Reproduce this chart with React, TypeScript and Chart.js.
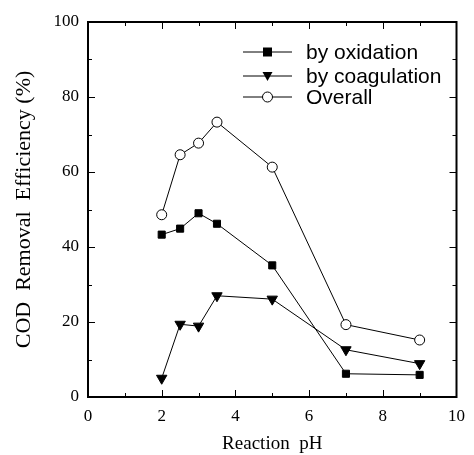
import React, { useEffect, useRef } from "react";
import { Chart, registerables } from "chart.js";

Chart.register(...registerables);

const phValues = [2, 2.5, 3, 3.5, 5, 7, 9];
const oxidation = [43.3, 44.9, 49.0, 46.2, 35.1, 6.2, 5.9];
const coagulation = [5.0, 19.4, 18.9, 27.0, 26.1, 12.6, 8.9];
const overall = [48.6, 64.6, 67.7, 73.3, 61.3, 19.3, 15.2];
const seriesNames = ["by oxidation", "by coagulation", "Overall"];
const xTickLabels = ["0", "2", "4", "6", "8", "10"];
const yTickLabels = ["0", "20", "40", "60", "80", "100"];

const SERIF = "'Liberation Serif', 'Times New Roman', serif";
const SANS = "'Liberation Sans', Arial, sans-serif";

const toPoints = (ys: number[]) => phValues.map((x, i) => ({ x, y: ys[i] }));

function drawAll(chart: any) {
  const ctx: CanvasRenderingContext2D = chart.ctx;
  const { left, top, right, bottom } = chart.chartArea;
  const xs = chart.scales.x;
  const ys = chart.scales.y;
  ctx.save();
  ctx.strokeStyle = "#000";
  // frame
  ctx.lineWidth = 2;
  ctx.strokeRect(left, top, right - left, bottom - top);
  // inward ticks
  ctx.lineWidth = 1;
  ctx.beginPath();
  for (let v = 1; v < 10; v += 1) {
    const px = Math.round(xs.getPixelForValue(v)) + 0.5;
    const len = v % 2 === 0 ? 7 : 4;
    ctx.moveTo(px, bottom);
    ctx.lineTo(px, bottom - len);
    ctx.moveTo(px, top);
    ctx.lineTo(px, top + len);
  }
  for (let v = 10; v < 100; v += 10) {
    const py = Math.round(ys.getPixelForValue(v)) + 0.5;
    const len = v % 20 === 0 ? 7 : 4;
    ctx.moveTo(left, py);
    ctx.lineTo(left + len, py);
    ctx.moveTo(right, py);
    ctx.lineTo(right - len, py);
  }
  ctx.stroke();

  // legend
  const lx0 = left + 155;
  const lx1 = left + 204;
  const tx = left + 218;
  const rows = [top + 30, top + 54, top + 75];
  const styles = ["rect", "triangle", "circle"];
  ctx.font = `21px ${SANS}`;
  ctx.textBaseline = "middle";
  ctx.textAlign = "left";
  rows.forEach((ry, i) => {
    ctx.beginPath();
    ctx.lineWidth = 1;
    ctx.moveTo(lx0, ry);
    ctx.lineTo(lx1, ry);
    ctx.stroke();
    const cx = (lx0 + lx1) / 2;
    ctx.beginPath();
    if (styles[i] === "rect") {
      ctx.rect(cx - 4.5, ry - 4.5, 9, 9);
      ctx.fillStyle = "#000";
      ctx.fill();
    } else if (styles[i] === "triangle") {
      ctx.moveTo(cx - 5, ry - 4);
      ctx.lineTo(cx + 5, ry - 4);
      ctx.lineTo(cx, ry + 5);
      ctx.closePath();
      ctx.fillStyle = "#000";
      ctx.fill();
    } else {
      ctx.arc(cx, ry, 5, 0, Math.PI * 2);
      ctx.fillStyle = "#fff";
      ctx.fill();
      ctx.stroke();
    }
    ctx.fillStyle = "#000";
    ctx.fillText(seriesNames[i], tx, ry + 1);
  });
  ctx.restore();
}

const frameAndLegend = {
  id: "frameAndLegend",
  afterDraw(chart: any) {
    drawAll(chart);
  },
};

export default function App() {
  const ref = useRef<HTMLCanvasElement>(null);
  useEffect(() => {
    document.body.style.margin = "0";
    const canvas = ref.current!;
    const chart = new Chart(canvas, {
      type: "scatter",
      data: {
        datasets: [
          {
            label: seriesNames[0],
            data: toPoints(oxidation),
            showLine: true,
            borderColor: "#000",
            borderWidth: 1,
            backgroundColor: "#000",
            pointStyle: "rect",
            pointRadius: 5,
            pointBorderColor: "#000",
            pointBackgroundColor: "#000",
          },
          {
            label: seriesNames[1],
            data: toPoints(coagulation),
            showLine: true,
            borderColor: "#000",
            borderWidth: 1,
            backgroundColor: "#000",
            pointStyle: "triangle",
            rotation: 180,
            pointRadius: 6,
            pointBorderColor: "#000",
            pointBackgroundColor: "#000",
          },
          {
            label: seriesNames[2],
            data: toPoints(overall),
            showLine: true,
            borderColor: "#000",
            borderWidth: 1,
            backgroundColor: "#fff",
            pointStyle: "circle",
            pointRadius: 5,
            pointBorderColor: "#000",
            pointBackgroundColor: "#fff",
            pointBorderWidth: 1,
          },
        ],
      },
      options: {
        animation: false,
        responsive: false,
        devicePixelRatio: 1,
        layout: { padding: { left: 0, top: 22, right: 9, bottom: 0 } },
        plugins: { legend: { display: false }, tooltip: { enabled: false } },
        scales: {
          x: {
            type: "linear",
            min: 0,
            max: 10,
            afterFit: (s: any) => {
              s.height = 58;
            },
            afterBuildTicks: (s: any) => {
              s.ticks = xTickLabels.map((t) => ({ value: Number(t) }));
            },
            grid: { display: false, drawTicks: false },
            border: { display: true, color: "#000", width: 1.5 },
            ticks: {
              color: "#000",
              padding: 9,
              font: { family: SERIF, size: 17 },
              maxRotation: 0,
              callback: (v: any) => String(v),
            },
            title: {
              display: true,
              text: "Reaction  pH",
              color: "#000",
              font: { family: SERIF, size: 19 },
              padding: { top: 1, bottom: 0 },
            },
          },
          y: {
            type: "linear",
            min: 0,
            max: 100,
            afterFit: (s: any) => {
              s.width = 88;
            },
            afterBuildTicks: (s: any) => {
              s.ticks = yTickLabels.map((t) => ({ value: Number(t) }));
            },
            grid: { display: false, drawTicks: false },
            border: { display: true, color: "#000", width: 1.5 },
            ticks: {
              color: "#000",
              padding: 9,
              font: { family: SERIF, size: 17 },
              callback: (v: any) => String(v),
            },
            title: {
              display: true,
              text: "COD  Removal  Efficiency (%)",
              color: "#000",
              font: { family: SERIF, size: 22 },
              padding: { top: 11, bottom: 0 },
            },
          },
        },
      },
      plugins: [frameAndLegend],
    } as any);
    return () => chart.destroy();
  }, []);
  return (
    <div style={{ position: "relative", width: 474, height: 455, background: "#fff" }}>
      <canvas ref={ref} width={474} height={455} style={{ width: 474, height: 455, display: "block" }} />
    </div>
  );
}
━━━━
» GIVEN REQUEST: Make an exact copy of the lines from the top of the material through the line with "Chart.register(...registerables);", pictures excluded.

» FINAL RESULT:
Reproduce this chart with React, TypeScript and Chart.js.
import React, { useEffect, useRef } from "react";
import { Chart, registerables } from "chart.js";

Chart.register(...registerables);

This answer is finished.